Zora may have experienced a precursor of the cancel culture movement. While her works were not prohibited, she was marginalized by her peers. She was “excluded from the literary circle of early 20th century anthropologists like Margaret Mead and Ruth Benedict, though she encountered them professionally.” (1) Her folksy style of writing did not meet academic standards. In short, she was snubbed by the academic elite of her time. In a sense, she lived between the worlds of academic Columbia University and the Native culture of Haiti, not fitting in either one. She was a different drummer and her research was criticized as being more “story” than “science”
Mystics, like Zora, are destined from birth to be “the other”.
We are reminded, during this Holy Week of the Easter Season, that Jesus proclaimed to Pontius Pilate, “My kingdom is not of this world.” While most of us strive to be acknowledged by our peers, the mystic must gain acceptance of her fate of having “one foot in each world.” She may be called “The Fool on the Hill” (Beatles song), shunned like “The Elephant Man”, (Joseph Merrick, 1862) or despised by half of the country. The path of the mystic or “other” is not an easy one and Christ said it best, “Take up your cross and follow me.” Zora and those like her are the visionaries of the future and set the spiritual tone for the enlightened, often only after their deaths. Alice Walker, the contemporary Black writer, “discovered” Zora’s works after her death, having found her unmarked grave, and she was inspired to become one of the most acclaimed Black female writers of our time. Zora “served as a kind of bridge for an imaginative matrilineage extending from the tradition of conjure to the literary genius of black women writers in the last two decades.” (1)

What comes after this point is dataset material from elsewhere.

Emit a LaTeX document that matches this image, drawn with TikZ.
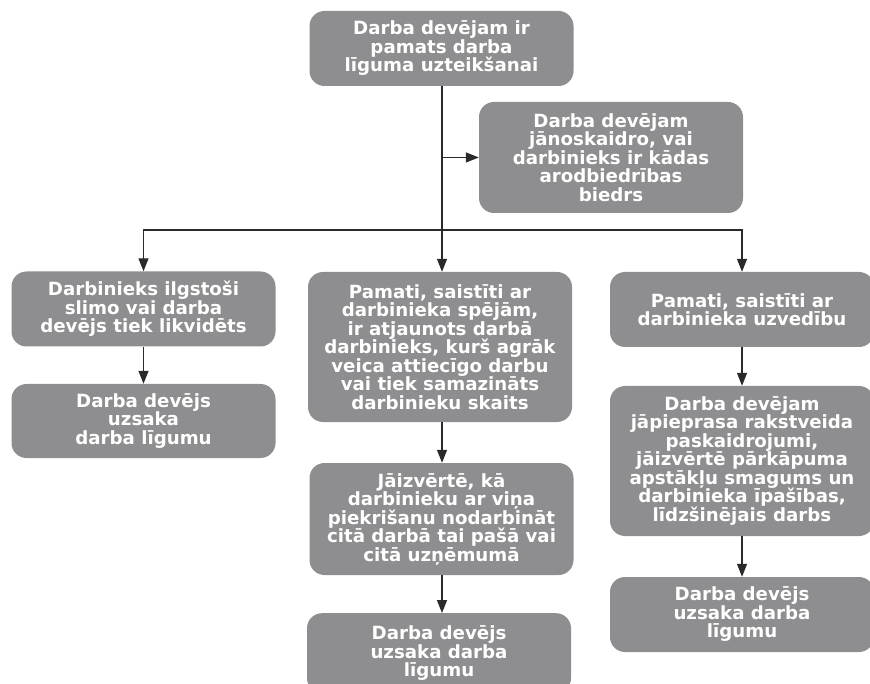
\documentclass[tikz,border=0pt]{standalone}
\usepackage{fontspec}
\setmainfont{DejaVu Sans}
\usetikzlibrary{arrows.meta}
\definecolor{boxgrey}{HTML}{8E8E90}
\definecolor{linegrey}{HTML}{2A2A2A}
\begin{document}
\begin{tikzpicture}[x=1pt,y=-1pt,
  stepbox/.style={fill=boxgrey, rounded corners=15pt, text=white,
    font=\bfseries\fontsize{18.2}{18.5}\selectfont, align=center,
    inner sep=0pt, minimum width=264pt},
  link/.style={draw=linegrey, line width=1.3pt},
  arr/.style={link, -{Triangle[length=13pt,width=10pt]}}]
\useasboundingbox (0,0) rectangle (870,684);
\clip (0,0) rectangle (870,684);

% main question and side note
\node[stepbox, minimum height=75pt] (top) at (441.5,48.5)
  {Darba devējam ir\\pamats darba\\līguma uzteikšanai};
\node[stepbox, minimum height=111pt] (note) at (611,157.5)
  {Darba devējam\\jānoskaidro, vai\\darbinieks ir kādas\\arodbiedrības\\biedrs};

% left branch
\node[stepbox, minimum height=75pt] (l1) at (143.5,309)
  {Darbinieks ilgstoši\\slimo vai darba\\devējs tiek likvidēts};
\node[stepbox, minimum height=74pt] (l2) at (143.5,421)
  {Darba devējs\\uzsaka\\darba līgumu};

% middle branch
\node[stepbox, minimum height=150pt] (m1) at (440,347)
  {Pamati, saistīti ar\\darbinieka spējām,\\ir atjaunots darbā\\darbinieks, kurš agrāk\\veica attiecīgo darbu\\vai tiek samazināts\\darbinieku skaits};
\node[stepbox, minimum height=112pt] (m2) at (441.5,519)
  {Jāizvērtē, kā\\darbinieku ar viņa\\piekrišanu nodarbināt\\citā darbā tai pašā vai\\citā uzņēmumā};
\node[stepbox, minimum height=80pt, anchor=north] (m3) at (439,613)
  {Darba devējs\\uzsaka darba\\līgumu};

% right branch
\node[stepbox, minimum height=75pt] (r1) at (742,309.5)
  {Pamati, saistīti ar\\darbinieka uzvedību};
\node[stepbox, minimum height=150pt] (r2) at (742,461)
  {Darba devējam\\jāpieprasa rakstveida\\paskaidrojumi,\\jāizvērtē pārkāpuma\\apstākļu smagums un\\darbinieka īpašības,\\līdzšinējais darbs};
\node[stepbox, minimum height=75pt] (r3) at (742,614.5)
  {Darba devējs\\uzsaka darba\\līgumu};

% connectors
\coordinate (j) at (442,230);
\draw[link] (top.south -| j) -- (j);
\draw[arr] (j |- note.west) -- (note.west);
\draw[arr] (j) -| (l1.north);
\draw[arr] (j) -- (j |- m1.north);
\draw[arr] (j) -| (r1.north);
\draw[arr] (l1) -- (l2);
\draw[arr] (m1.south -| j) -- (m2.north -| j);
\draw[arr] (m2.south -| j) -- (m3.north -| j);
\draw[arr] (r1) -- (r2);
\draw[arr] (r2) -- (r3);
\end{tikzpicture}
\end{document}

In the final analysis, Zora is a true “Black Madonna”, not just because she was a Black woman, but for her passion for the mystical aspects of Voodoo with her focus on nature, ritual, and the feminine aspects of birth and creation. This was often a solitary path and required endurance. It may be the hope for humankind, as we bring the polarities of male/female, darkness/light, peace/war, into balance.
(1) “The Problem of Invisibility: Voodoo and Nora Neale Hurston”, Wendy Dutton, 1993.
(2) “Their Eyes Were Watching God”, Zors Neale Hurston, 1938.